Percentage of Your Benefits Subject to Federal Taxes Annual Combined Income for Individuals Annual Combined Income for Married Couples Filing Jointly
0% Less than $25,000 Less than $32,000
Up to 50% $25,000 to $34,000 $32,000 to $44,000
Up to 85% More than $34,000 More than $44,000

Data source: Social Security Administration.

The good news is that no matter how much you're earning, you won't pay federal taxes on more than 85% of your benefit amount. However, because the income limits are so low, it will be tough to avoid paying federal taxes altogether.

3. You could be entitled to other types of benefits

Retirement benefits aren't the only type of Social Security benefits you may be entitled to collect. In fact, you could also be eligible for spousal benefits, divorce benefits, or survivors benefits in addition to your retirement benefit.

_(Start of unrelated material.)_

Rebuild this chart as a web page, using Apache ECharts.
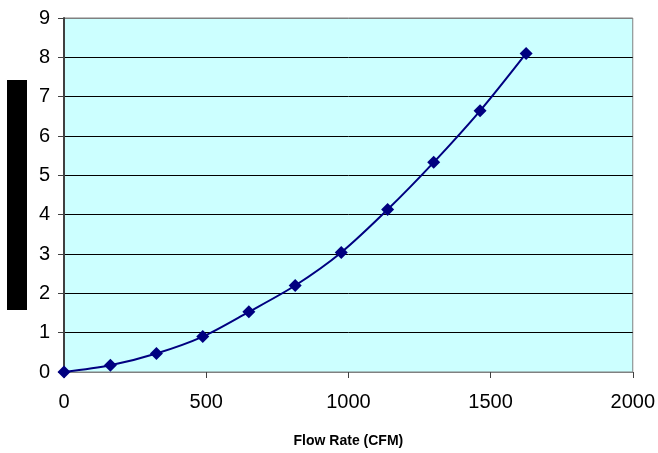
<!DOCTYPE html>
<html>
<head>
<meta charset="utf-8">
<script src="https://cdn.jsdelivr.net/npm/echarts@6/dist/echarts.min.js"></script>
<style>
  html, body { margin: 0; padding: 0; background: #fff; }
  #chart { width: 658px; height: 453px; }
</style>
</head>
<body>
<div id="chart"></div>
<script>
// flow rate (CFM) vs reading
var flowRate = [0, 163, 325, 488, 650, 813, 975, 1138, 1300, 1463, 1625];
var pressure = [0, 0.17, 0.47, 0.9, 1.53, 2.2, 3.04, 4.13, 5.33, 6.64, 8.1];
var xTitle = "Flow Rate (CFM)";

var chart = echarts.init(document.getElementById("chart"));

var points = flowRate.map(function (x, i) {
  return [x, pressure[i]];
});

var option = {
  animation: false,
  textStyle: { fontFamily: "Liberation Sans, Arial, sans-serif" },
  grid: {
    left: 64,
    right: 25,
    top: 18,
    bottom: 81,
    show: true,
    backgroundColor: "#CCFFFF",
    borderColor: "#808080",
    borderWidth: 1
  },
  graphic: [
    {
      type: "rect",
      shape: { x: 7, y: 80, width: 20, height: 230 },
      style: { fill: "#000" }
    }
  ],
  xAxis: {
    type: "value",
    min: 0,
    max: 2000,
    interval: 500,
    name: xTitle,
    nameLocation: "middle",
    nameGap: 62,
    nameTextStyle: { fontSize: 14, fontWeight: "bold", color: "#000" },
    axisLine: { show: true, lineStyle: { color: "#808080", width: 1 } },
    axisTick: { show: true, length: 6, lineStyle: { color: "#404040" } },
    axisLabel: {
      fontSize: 20,
      color: "#000",
      margin: 20,
      formatter: function (v) { return String(v); }
    },
    splitLine: { show: false }
  },
  yAxis: {
    type: "value",
    min: 0,
    max: 9,
    interval: 1,
    axisLine: { show: true, lineStyle: { color: "#404040", width: 2 } },
    axisTick: { show: true, length: 6, lineStyle: { color: "#404040" } },
    axisLabel: { fontSize: 20, color: "#000", margin: 14 },
    splitLine: {
      show: true,
      lineStyle: {
        color: ["#000", "#000", "#000", "#000", "#000", "#000", "#000", "#000", "#000", "#808080"],
        width: 1
      }
    }
  },
  series: [
    {
      type: "line",
      data: points,
      smooth: 0.3,
      symbol: "diamond",
      symbolSize: 13,
      lineStyle: { color: "#000080", width: 2 },
      itemStyle: { color: "#000080" },
      z: 10
    }
  ]
};

chart.setOption(option);
</script>
</body>
</html>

  • Spousal benefits: To be eligible for spousal benefits, you must be married to someone who is entitled to Social Security benefits. The maximum amount you can receive is 50% of the amount your spouse is eligible to receive at his or her FRA, and if you're already collecting more than that based on your own work record, you may not be eligible for spousal benefits.
  • Divorce benefits: Divorce benefits are similar to spousal benefits, except you cannot currently be married and your previous marriage must have lasted for at least 10 years. Again, the maximum amount you can receive through divorce benefits is 50% of the amount your ex-spouse is eligible to collect at his or her FRA.
  • Survivors benefits: You may be able to collect Social Security after a loved one passes away. Survivors benefits are primarily available to widow(er)s, but in some cases, children, parents, and other family members who were dependent on the deceased for income may be eligible as well.

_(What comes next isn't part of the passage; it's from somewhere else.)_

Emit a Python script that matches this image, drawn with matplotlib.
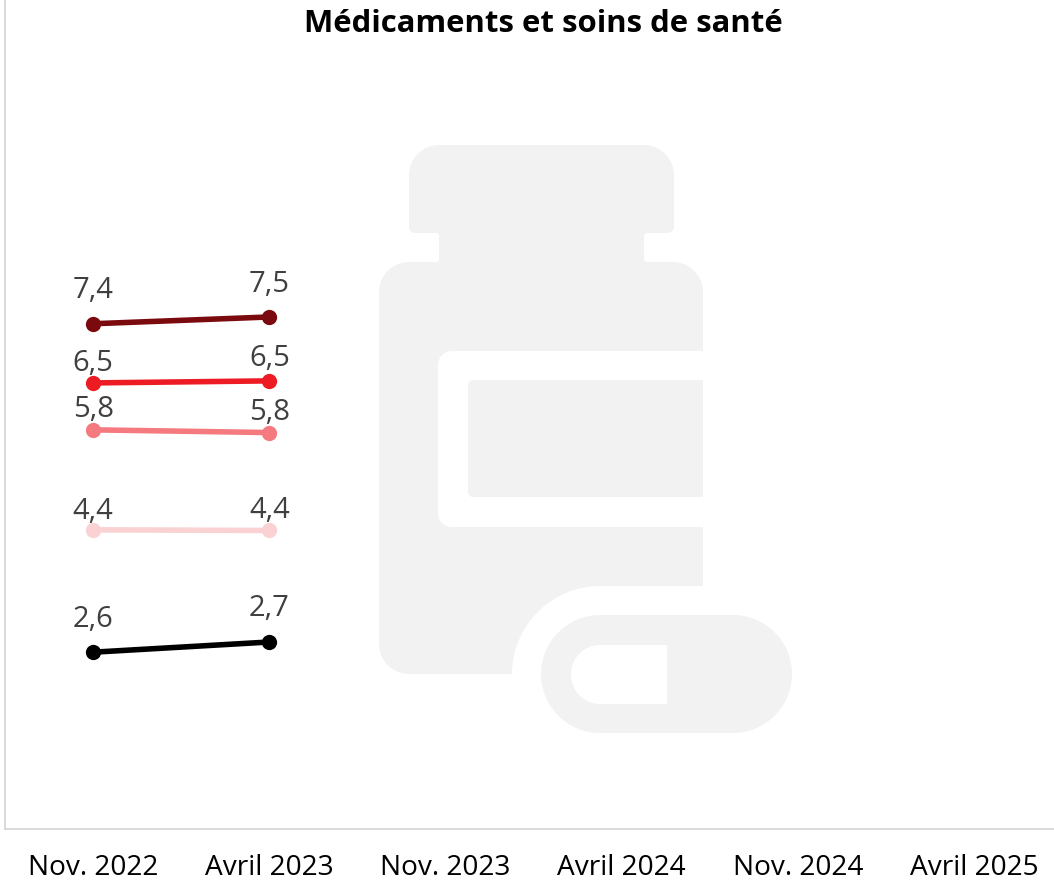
# coding=utf-8
import matplotlib
matplotlib.use('Agg')
import numpy as np
from matplotlib import pyplot as plt
from matplotlib.path import Path
from matplotlib.patches import PathPatch

W, H = 1054, 882

periodes = ['Nov. 2022', 'Avril 2023', 'Nov. 2023', 'Avril 2024', 'Nov. 2024', 'Avril 2025']

serie_a = [7.43, 7.53]
serie_b = [6.56, 6.59]
serie_c = [5.87, 5.83]
serie_d = [4.40, 4.39]
serie_e = [2.60, 2.75]

etiquettes_a = ['7,4', '7,5']
etiquettes_b = ['6,5', '6,5']
etiquettes_c = ['5,8', '5,8']
etiquettes_d = ['4,4', '4,4']
etiquettes_e = ['2,6', '2,7']

plt.rcParams['font.family'] = ['Open Sans', 'DejaVu Sans']


def rounded_poly(points):
    # points: (x, y, radius), corners rounded with bezier curves
    verts, codes = [], []
    n = len(points)
    for i in range(n):
        p = np.array(points[i][:2], dtype=float)
        r = points[i][2]
        prev = np.array(points[i - 1][:2], dtype=float)
        nxt = np.array(points[(i + 1) % n][:2], dtype=float)
        u1 = (prev - p) / np.linalg.norm(prev - p)
        u2 = (nxt - p) / np.linalg.norm(nxt - p)
        a = p + u1 * r
        b = p + u2 * r
        verts.append(a)
        codes.append(Path.MOVETO if i == 0 else Path.LINETO)
        if r > 0:
            verts += [a - u1 * r * 0.55, b - u2 * r * 0.55, b]
            codes += [Path.CURVE4] * 3
    verts.append(verts[0])
    codes.append(Path.CLOSEPOLY)
    return Path(verts, codes)


fig = plt.figure(figsize=(W / 100, H / 100), dpi=100, facecolor='white')

# fond : icone en pixels de la figure
bg = fig.add_axes([0, 0, 1, 1], zorder=0)
bg.set_xlim(0, W)
bg.set_ylim(H, 0)
bg.axis('off')

gris = '#F2F2F2'
flacon = [(409, 145, 30), (674, 145, 30), (674, 233, 6), (644, 233, 3), (644, 262, 3),
          (703, 262, 30), (703, 586, 0), (512, 586, 88), (512, 674, 0), (379, 674, 30),
          (379, 262, 30), (439, 262, 3), (439, 233, 3), (409, 233, 6)]
etiquette_ext = [(703, 351, 0), (703, 527, 0), (438, 527, 14), (438, 351, 14)]
etiquette_int = [(703, 380, 0), (703, 497, 0), (468, 497, 5), (468, 380, 5)]
gelule = [(541, 615, 59), (792, 615, 59), (792, 733, 59), (541, 733, 59)]
gelule_trou = [(571, 645, 29), (667, 645, 0), (667, 704, 0), (571, 704, 29)]
for pts, col in [(flacon, gris), (etiquette_ext, 'white'), (etiquette_int, gris),
                 (gelule, gris), (gelule_trou, 'white')]:
    bg.add_patch(PathPatch(rounded_poly(pts), facecolor=col, edgecolor='none'))

ax = fig.add_axes([5 / W, (H - 829) / H, (W - 5) / W, 829 / H], zorder=1)
ax.patch.set_alpha(0)
ax.set_xlim(-0.5, 5.453)
ax.set_ylim(0, 829 / 68)

series = [(serie_a, etiquettes_a, '#7B0A0F', (26.3, 25.7)),
          (serie_b, etiquettes_b, '#ED1C24', (16.3, 18.7)),
          (serie_c, etiquettes_c, '#F47A7F', (17.3, 16.7)),
          (serie_d, etiquettes_d, '#FAD2D3', (16, 17)),
          (serie_e, etiquettes_e, '#000000', (26.3, 26.7))]
x = np.arange(2)
for vals, labs, col, dy in series:
    ax.plot(x, vals, color=col, lw=4, marker='o', ms=11, mew=0)
    for i in x:
        ax.annotate(labs[i], (x[i], vals[i]), xytext=(0, dy[i]), textcoords='offset points',
                    ha='center', va='center_baseline', fontsize=21, color='#404040')

ax.set_xticks(np.arange(len(periodes)))
ax.set_xticklabels(periodes, fontsize=20.2, color='black')
ax.tick_params(axis='x', length=0, pad=18)
ax.set_yticks([])
for s in ['top', 'right']:
    ax.spines[s].set_visible(False)
for s in ['left', 'bottom']:
    ax.spines[s].set_color('#D9D9D9')
    ax.spines[s].set_linewidth(1.4)

fig.text(543 / W, 1 - 24 / H, 'Médicaments et soins de santé', ha='center', va='center',
         fontsize=22.4, fontweight='bold', color='black')

plt.savefig('out.png', dpi=100)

Because the Social Security Administration doesn't always notify those who are eligible for these various types of benefits, it's a good idea to research what you may be entitled to so you're not missing out.

Maximizing your Social Security benefits

Social Security can be a complex topic, but it's important to know how your benefits are calculated and what types of benefits you're entitled to. By gaining a solid understanding of how the program works, you'll be better able to maximize your monthly checks.